Last year the forwarder acquired both Chicago-based Phoenix and Poland’s Apreo Logistics, with the acquisition of the former used to explain how the company’s Q4 figures saw air freight revenues rise 81% and ocean 98%. Excluding the acquisition of Phoenix, revenues rose 13% for ocean and 19% for air.
“In 2012 we continued to grow our market share and we continued to aggressively sell,” said Mr Wiehoff.
However, he added, market share would not be gained at the expense of profitability.
“Today, while our margins are being compressed, we feel very comfortable with the profitability of the entire portfolio. There are some companies that are more focused on market share and less on profitability. If the market stagnates, we would back off growth if we couldn’t be profitable… our market growth is adding a lot of value.”
He explained that air freight rose as a result of combining volumes and co-loading. “It’s all about the consolidation dynamics,” said Mr Wiehoff. “We co-loaded with multiple customers. We were very small in air and Phoenix’s ocean business is larger.”

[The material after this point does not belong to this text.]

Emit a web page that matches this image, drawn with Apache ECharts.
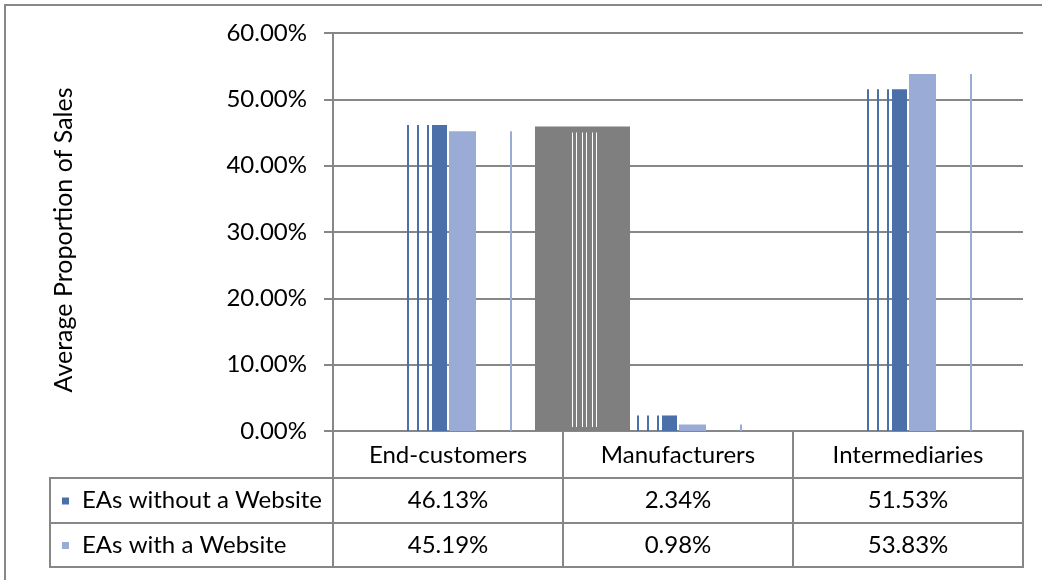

With CH Robinson’s main business in domestic US trucking, the company reported that LTL outpaced growth in truckloads.
“We have better momentum in that business and we hope to see significant growth.”
The company also hopes to be in a good position to benefit from the trend for US companies to near-source in Mexico, and it confirmed that it was already seeing supply chain shifts. “There has been some shortening of the supply chain in the last couple of years. We are very successful in Mexico, so if there is a significant increase in manufacturing we will benefit from that. The increase in LTL also works with shorter supply chains which have more frequent services. We’re well positioned to evolve with the shippers.”